The class action lawsuit filed by Reyes Murcia alleges that the City is depriving low-income minorities of their property in violation of the Fourth Amendment, according to a City News Service report Friday.
According to the suit, the City uses its vehicle seizure policy to impound the vehicles driven by unlicensed Black and Latino drivers without a warrant “in order to coerce” its owner to pay a fee, the News Service reported.
This is done “despite the registered vehicle owner being capable to produce or direct a licensed driver to operate the vehicle,” the suit alleges.
“They are not following basic California law in terms of what to do when a vehicle is impounded from an individual who is unlicensed,” civil rights attorney Christian Contreras, who represents the plaintiff, told KTLA.
Murcia said police stopped him in the Pier Parking lot for driving with a broken tail light and impounded his 2006 Chevrolet Tahoe, according to the lawsuit.
Asked for his license, Murcia told the officers the van was not a traffic hazard and produced an expired license from Mexico, the lawsuit says.
According to the City News report, Murcia "contends he learned that the fee to release the vehicle would be $159.90 and, in addition, the city charges a 30-day impound fee of $1,128."
In addition to the City, the suit names Police Chief Ramon Batista, City Manager David White and All City Towing as defendants.

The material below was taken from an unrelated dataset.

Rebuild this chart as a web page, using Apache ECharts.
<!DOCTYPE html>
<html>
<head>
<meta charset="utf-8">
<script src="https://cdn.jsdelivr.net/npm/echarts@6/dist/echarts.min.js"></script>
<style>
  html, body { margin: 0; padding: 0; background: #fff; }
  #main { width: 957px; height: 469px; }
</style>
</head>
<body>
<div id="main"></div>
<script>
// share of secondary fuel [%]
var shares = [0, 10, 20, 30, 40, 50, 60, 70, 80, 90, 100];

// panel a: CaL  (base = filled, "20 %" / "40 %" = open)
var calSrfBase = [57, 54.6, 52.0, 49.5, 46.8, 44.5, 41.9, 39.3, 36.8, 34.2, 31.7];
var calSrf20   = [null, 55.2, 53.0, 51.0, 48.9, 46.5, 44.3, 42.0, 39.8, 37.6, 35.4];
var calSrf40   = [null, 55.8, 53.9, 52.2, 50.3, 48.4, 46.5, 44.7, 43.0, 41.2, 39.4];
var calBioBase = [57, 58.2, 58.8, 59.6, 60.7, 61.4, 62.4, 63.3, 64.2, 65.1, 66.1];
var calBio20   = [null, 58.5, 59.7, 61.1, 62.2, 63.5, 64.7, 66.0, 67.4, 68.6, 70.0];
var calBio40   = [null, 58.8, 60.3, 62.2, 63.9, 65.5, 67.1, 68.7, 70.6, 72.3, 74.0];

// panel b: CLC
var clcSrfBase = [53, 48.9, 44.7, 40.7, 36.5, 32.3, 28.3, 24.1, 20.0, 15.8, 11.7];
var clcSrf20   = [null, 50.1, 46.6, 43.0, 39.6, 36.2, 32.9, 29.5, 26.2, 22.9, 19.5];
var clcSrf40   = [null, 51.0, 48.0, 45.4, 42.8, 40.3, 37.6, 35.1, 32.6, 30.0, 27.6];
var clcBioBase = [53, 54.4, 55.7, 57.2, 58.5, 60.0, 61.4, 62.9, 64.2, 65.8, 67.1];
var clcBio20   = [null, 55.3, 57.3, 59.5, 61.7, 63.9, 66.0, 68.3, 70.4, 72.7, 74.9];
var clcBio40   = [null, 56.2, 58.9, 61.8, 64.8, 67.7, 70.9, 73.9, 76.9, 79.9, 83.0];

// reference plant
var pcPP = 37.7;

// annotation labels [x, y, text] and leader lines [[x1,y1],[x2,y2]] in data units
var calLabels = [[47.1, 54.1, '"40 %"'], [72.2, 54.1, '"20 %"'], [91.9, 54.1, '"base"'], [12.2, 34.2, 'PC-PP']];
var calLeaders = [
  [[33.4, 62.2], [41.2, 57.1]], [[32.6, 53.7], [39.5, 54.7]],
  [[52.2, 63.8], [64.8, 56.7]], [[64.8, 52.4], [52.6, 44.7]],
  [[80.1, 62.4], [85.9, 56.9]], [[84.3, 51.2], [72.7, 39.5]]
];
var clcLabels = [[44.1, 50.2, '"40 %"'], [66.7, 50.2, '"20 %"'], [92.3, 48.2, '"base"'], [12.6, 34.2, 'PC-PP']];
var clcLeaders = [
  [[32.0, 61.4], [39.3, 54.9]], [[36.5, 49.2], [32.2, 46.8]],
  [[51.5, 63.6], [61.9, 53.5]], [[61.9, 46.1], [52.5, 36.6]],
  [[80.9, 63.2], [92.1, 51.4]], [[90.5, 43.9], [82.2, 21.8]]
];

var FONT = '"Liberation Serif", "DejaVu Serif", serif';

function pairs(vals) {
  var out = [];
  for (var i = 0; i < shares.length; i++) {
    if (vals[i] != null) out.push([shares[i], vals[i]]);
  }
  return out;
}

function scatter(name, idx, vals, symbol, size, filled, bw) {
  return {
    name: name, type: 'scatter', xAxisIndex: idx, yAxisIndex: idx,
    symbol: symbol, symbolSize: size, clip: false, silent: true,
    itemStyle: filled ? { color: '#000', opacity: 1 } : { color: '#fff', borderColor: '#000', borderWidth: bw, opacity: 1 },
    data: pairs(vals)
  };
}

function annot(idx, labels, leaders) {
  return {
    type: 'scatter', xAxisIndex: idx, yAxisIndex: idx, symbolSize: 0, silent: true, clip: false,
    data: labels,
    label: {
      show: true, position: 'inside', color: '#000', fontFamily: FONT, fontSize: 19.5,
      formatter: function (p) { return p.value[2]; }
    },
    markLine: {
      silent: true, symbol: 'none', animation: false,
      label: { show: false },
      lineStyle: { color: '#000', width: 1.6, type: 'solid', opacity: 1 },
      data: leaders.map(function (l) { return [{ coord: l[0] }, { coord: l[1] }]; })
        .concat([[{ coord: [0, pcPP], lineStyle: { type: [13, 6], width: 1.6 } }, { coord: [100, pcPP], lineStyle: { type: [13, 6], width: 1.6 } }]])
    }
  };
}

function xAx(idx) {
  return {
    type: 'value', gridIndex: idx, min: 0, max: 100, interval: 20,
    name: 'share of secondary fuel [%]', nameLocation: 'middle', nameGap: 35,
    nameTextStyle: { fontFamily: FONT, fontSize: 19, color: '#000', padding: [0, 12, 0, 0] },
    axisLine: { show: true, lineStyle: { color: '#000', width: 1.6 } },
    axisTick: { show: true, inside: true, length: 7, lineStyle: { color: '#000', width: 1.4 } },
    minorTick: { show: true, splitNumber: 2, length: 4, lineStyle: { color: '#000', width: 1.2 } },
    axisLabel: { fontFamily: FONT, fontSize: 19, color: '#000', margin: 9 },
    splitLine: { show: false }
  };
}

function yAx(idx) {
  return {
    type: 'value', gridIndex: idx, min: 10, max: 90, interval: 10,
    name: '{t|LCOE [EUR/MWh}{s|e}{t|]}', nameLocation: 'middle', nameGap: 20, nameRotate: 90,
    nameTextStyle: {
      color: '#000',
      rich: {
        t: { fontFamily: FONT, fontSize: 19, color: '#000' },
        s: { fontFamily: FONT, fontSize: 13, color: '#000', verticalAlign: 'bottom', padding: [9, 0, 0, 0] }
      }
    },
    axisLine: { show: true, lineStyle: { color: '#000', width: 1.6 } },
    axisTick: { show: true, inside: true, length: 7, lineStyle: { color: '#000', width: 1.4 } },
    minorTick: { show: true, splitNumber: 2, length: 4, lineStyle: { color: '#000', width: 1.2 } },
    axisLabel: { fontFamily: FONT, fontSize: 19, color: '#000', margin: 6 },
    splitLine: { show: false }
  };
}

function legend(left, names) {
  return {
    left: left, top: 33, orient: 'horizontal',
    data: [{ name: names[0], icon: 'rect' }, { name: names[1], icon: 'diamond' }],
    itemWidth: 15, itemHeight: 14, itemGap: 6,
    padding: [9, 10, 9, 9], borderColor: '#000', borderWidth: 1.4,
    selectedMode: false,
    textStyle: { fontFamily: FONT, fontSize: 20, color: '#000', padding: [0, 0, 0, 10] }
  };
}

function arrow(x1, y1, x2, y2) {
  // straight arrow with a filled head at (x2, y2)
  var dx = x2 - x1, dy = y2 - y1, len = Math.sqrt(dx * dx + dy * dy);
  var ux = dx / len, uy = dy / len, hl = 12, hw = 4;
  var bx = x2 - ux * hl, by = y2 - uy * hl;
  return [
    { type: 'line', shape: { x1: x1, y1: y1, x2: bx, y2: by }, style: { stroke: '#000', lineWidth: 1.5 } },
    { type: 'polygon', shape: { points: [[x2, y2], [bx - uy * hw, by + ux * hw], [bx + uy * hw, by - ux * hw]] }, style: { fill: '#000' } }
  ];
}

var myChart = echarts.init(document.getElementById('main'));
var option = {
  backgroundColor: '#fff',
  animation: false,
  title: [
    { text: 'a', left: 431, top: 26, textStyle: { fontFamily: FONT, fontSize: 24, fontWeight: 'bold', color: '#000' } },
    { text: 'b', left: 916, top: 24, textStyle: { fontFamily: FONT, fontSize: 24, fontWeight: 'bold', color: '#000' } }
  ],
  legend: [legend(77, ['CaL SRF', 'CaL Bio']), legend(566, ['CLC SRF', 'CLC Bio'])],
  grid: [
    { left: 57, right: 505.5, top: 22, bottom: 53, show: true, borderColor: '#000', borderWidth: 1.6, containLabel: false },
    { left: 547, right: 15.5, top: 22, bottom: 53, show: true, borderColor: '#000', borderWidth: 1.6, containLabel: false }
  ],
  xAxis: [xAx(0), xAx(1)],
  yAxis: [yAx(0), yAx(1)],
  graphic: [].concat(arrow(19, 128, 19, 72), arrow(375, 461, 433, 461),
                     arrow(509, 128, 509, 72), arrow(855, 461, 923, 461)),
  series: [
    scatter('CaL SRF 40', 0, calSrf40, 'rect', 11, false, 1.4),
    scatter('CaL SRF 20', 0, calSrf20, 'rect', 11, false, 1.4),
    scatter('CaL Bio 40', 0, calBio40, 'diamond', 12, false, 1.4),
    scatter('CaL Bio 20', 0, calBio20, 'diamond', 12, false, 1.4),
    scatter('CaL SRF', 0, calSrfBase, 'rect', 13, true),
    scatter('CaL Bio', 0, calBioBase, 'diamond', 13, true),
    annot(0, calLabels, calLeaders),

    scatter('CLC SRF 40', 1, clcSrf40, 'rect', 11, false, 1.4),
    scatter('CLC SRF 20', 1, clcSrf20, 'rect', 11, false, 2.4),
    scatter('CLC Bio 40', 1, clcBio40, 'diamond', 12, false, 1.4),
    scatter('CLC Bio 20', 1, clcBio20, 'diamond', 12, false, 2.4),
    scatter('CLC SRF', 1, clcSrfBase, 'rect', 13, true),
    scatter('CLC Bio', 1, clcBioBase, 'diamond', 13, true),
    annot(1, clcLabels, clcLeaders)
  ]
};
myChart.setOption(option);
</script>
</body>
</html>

The suit asks the court to find Santa Monica's vehicle seizure policy unconstitutional, have the towing company return the vehicle to Murcia and award him damages and court costs, according to City News.
The City issued the following statement on Friday in response to requests for comment.
“The City of Santa Monica has just received this information and needs time to evaluate thoroughly to provide an accurate response.
"At this time, the City is unable to provide more information or a position on this lawsuit,” the statement said.
Pier vendors have been the subject of crackdowns by the City, which says they are engaging in risky behavior that poses a danger to the public ("Council to Consider Banning Risky Vendor Activities," August 18, 2021).
In January, the City launched a Pier vending task force made up of Police, Fire, Code and Public Works personnel to stop renegade vendors from lighting cooking fires, spilling grease into storm drains and overflowing trash bins with waste.
The first crackdown resulted in the arrests of a juvenile for carrying a loaded firearm and a female -- Michelle Antonia Murcia -- for an assault that took place in November ("Santa Monica Cracks Down on Illegal Pier Vendors," January 11, 2022).